▸ Excerpted records
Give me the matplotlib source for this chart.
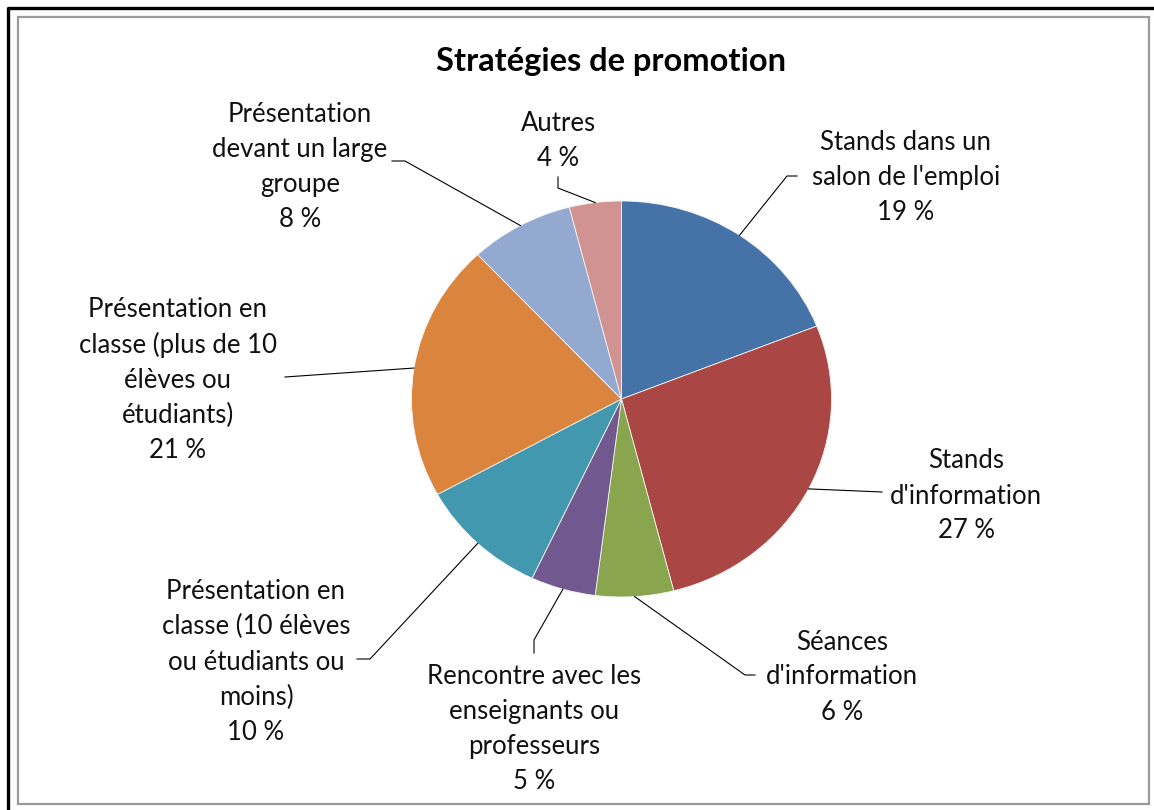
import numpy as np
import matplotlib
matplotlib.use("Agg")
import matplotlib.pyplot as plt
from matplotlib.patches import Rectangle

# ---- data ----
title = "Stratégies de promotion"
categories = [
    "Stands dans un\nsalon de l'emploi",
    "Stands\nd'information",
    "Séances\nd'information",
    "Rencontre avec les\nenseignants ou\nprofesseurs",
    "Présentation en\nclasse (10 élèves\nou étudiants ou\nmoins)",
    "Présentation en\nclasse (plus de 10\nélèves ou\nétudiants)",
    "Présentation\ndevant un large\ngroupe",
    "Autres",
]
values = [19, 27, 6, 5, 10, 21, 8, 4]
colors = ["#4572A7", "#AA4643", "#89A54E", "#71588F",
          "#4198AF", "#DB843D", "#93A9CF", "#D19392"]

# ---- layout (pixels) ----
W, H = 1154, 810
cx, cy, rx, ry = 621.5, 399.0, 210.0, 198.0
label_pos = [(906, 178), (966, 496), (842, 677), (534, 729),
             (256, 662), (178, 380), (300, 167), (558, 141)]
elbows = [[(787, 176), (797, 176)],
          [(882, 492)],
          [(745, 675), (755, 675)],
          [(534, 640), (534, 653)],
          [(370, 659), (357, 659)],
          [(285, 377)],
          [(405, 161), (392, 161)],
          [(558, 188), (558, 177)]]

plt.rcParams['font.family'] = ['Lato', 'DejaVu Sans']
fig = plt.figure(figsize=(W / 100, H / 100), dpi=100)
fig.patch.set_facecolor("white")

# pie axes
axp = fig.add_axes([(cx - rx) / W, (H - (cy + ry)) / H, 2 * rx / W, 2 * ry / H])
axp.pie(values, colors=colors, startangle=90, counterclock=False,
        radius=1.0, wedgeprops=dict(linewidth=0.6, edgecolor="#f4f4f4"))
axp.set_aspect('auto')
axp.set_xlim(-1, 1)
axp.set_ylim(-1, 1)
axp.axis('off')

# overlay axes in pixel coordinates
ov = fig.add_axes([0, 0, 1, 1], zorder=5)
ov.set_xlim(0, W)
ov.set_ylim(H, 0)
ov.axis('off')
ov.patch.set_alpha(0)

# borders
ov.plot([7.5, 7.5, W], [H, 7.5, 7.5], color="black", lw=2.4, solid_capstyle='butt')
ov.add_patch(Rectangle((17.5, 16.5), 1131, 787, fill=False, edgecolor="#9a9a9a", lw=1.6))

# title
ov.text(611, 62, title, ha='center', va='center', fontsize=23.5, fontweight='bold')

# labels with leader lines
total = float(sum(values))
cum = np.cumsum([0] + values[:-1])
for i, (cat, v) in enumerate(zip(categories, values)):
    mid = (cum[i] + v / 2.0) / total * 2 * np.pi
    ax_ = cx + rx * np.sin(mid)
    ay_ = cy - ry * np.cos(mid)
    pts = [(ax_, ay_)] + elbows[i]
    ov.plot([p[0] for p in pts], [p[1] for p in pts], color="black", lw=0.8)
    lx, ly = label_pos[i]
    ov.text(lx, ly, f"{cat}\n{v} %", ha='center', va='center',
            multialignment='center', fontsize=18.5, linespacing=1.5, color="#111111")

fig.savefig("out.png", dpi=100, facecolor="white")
* * *
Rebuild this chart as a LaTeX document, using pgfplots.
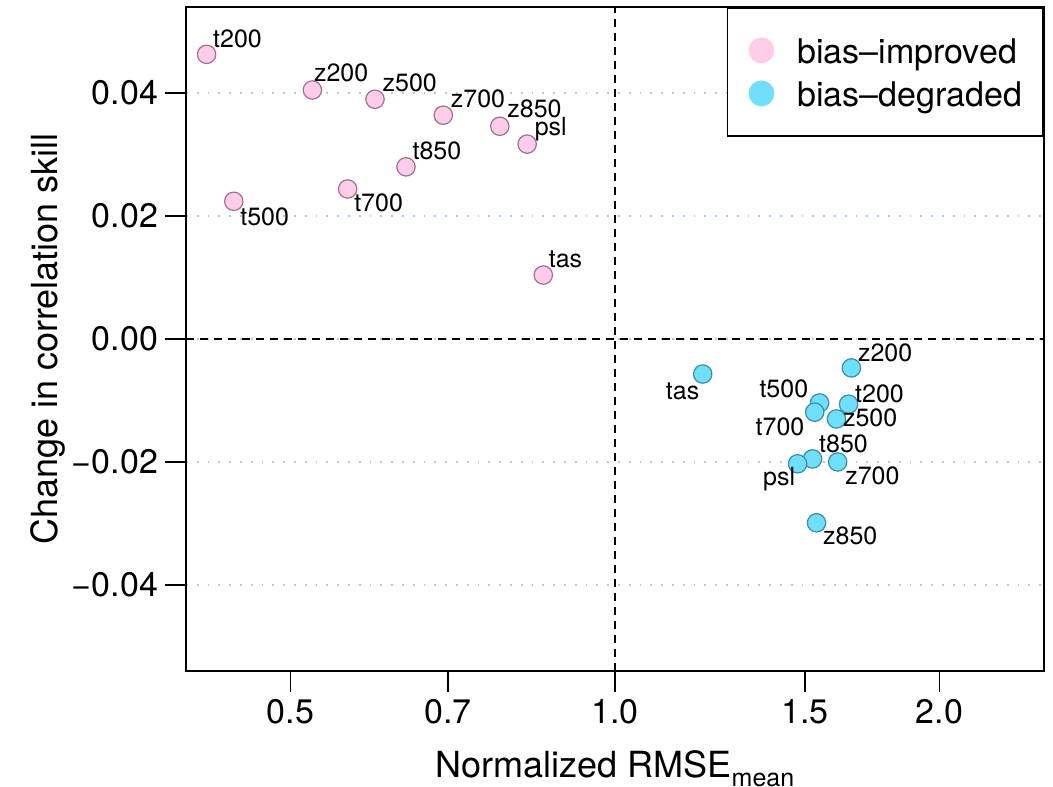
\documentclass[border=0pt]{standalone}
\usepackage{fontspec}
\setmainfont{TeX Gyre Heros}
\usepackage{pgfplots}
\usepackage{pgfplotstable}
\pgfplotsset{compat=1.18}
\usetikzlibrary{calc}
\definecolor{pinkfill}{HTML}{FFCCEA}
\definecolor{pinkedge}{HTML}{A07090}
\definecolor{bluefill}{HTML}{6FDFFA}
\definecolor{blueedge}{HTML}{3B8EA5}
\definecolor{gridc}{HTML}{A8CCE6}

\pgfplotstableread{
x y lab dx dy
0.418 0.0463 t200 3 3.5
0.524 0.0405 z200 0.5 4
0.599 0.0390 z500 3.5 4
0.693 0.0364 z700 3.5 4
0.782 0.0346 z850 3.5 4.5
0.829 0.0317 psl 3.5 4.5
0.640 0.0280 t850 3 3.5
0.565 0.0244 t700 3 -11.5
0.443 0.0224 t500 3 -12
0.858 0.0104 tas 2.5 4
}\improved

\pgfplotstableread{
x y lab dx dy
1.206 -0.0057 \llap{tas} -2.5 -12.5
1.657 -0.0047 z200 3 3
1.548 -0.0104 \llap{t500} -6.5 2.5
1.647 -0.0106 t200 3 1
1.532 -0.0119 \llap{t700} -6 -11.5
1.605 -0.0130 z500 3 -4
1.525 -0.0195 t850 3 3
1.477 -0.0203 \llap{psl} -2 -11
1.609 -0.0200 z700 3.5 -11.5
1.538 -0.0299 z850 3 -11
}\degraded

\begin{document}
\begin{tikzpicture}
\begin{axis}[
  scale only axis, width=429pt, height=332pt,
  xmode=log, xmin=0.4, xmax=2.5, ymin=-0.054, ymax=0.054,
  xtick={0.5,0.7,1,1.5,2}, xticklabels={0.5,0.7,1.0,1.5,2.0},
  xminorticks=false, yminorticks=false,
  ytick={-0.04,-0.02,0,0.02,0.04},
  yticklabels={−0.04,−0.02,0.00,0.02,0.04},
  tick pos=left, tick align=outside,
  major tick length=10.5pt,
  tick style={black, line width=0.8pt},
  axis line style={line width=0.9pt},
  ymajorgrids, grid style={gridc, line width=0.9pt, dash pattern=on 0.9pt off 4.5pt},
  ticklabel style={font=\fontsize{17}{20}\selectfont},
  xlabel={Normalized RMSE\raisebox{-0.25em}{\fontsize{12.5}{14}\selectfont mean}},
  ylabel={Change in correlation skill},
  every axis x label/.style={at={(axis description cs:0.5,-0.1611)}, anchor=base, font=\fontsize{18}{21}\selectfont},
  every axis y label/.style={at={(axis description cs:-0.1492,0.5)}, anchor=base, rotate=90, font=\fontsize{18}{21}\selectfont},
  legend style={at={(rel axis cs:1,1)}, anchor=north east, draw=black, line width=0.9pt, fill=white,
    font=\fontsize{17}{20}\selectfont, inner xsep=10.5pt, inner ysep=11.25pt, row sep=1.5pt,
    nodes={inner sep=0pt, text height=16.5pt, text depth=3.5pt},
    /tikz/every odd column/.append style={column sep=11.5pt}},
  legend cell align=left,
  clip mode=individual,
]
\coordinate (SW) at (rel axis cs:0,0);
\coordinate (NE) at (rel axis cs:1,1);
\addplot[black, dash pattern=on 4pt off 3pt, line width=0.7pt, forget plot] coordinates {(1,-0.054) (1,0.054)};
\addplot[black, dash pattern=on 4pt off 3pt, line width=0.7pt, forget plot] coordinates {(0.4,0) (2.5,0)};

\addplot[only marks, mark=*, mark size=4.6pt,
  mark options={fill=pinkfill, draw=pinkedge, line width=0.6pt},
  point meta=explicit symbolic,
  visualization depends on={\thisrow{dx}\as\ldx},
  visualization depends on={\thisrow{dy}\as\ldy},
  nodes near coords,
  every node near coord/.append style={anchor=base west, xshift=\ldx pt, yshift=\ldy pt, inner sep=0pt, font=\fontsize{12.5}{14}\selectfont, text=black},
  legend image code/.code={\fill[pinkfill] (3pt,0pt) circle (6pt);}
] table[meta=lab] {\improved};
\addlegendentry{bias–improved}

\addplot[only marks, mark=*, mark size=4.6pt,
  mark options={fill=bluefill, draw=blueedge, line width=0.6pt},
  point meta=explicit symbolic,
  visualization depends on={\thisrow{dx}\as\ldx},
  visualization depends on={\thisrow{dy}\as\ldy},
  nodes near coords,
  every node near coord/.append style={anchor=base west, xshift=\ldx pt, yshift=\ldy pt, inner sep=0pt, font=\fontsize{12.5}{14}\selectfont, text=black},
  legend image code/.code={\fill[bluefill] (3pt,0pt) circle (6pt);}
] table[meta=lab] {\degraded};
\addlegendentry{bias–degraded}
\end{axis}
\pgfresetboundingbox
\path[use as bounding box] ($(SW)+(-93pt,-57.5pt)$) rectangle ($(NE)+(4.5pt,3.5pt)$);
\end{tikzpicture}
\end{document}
--
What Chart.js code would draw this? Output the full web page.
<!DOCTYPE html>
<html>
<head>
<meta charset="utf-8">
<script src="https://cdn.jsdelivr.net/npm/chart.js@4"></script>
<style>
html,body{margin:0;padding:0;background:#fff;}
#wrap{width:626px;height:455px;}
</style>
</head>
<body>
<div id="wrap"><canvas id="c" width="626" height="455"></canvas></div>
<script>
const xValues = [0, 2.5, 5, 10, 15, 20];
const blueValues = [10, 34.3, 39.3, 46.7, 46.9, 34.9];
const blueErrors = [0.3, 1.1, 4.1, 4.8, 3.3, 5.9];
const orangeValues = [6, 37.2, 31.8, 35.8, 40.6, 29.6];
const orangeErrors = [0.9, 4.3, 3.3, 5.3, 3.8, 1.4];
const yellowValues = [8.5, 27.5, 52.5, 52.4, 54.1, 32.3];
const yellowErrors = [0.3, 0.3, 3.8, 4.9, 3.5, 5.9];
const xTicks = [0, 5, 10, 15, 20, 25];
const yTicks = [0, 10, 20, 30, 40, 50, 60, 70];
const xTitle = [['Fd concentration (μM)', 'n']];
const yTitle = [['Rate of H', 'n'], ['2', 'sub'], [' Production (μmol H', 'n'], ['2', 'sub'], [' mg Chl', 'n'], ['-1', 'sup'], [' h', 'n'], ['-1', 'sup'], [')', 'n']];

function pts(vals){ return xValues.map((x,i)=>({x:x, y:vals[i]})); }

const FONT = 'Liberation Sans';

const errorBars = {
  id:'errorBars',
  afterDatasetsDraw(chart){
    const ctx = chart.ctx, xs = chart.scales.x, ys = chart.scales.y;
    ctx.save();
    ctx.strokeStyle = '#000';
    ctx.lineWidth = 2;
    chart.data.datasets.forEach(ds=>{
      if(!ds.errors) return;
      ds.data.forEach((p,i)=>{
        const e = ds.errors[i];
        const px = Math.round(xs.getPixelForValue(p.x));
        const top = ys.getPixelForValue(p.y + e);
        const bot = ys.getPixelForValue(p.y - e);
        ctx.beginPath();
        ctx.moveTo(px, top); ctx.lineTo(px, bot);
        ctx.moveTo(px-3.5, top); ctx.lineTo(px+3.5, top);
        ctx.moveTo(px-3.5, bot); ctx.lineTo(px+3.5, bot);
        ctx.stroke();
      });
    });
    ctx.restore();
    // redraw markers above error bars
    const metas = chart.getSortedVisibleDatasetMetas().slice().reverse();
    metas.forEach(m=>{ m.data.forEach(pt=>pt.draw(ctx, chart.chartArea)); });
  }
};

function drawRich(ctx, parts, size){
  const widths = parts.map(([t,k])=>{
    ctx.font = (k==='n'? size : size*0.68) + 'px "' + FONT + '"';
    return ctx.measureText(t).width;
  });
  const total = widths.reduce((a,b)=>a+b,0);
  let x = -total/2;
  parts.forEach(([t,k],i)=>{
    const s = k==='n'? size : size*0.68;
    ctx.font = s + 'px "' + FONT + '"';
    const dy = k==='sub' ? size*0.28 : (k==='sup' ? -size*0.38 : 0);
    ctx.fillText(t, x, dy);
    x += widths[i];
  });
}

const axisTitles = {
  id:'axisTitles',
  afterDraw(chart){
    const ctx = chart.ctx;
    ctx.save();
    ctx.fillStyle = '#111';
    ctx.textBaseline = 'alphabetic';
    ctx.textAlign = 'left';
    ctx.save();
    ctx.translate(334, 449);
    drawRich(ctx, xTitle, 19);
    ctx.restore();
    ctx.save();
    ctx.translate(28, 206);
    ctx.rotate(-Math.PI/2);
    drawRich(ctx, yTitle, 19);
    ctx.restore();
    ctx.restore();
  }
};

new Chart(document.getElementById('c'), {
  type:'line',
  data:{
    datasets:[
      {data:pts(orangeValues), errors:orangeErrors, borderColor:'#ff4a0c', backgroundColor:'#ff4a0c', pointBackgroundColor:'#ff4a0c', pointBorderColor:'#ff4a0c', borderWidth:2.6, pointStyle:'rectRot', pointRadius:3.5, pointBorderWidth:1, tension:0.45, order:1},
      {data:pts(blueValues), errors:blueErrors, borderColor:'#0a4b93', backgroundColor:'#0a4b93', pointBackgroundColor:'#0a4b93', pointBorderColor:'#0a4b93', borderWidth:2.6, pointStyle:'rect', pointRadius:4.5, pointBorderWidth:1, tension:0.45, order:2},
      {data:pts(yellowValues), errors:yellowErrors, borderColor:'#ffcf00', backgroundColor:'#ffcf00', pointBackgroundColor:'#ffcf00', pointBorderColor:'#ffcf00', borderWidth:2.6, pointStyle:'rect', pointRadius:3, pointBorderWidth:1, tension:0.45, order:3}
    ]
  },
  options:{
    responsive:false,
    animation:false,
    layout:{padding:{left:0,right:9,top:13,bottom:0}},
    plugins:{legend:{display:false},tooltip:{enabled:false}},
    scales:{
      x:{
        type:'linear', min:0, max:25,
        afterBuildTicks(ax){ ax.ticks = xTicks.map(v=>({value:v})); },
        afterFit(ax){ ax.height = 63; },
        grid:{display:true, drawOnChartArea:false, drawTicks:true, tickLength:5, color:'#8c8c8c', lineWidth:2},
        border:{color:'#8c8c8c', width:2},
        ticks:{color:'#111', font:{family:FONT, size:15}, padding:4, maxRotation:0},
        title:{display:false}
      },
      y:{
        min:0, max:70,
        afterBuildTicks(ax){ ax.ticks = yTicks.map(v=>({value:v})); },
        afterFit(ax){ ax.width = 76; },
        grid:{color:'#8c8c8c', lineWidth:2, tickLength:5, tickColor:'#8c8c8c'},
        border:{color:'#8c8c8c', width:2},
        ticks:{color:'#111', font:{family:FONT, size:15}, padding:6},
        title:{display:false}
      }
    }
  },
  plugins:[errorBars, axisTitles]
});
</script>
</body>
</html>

▸ Exercise requirements
Omit all pictures and repeat exactly the lines from the one containing "Give me the matplotlib source for this chart." through the one containing "axp.axis('off')", ends included, with nothing added.

▸ Solution to this problem
Give me the matplotlib source for this chart.
import numpy as np
import matplotlib
matplotlib.use("Agg")
import matplotlib.pyplot as plt
from matplotlib.patches import Rectangle

# ---- data ----
title = "Stratégies de promotion"
categories = [
    "Stands dans un\nsalon de l'emploi",
    "Stands\nd'information",
    "Séances\nd'information",
    "Rencontre avec les\nenseignants ou\nprofesseurs",
    "Présentation en\nclasse (10 élèves\nou étudiants ou\nmoins)",
    "Présentation en\nclasse (plus de 10\nélèves ou\nétudiants)",
    "Présentation\ndevant un large\ngroupe",
    "Autres",
]
values = [19, 27, 6, 5, 10, 21, 8, 4]
colors = ["#4572A7", "#AA4643", "#89A54E", "#71588F",
          "#4198AF", "#DB843D", "#93A9CF", "#D19392"]

# ---- layout (pixels) ----
W, H = 1154, 810
cx, cy, rx, ry = 621.5, 399.0, 210.0, 198.0
label_pos = [(906, 178), (966, 496), (842, 677), (534, 729),
             (256, 662), (178, 380), (300, 167), (558, 141)]
elbows = [[(787, 176), (797, 176)],
          [(882, 492)],
          [(745, 675), (755, 675)],
          [(534, 640), (534, 653)],
          [(370, 659), (357, 659)],
          [(285, 377)],
          [(405, 161), (392, 161)],
          [(558, 188), (558, 177)]]

plt.rcParams['font.family'] = ['Lato', 'DejaVu Sans']
fig = plt.figure(figsize=(W / 100, H / 100), dpi=100)
fig.patch.set_facecolor("white")

# pie axes
axp = fig.add_axes([(cx - rx) / W, (H - (cy + ry)) / H, 2 * rx / W, 2 * ry / H])
axp.pie(values, colors=colors, startangle=90, counterclock=False,
        radius=1.0, wedgeprops=dict(linewidth=0.6, edgecolor="#f4f4f4"))
axp.set_aspect('auto')
axp.set_xlim(-1, 1)
axp.set_ylim(-1, 1)
axp.axis('off')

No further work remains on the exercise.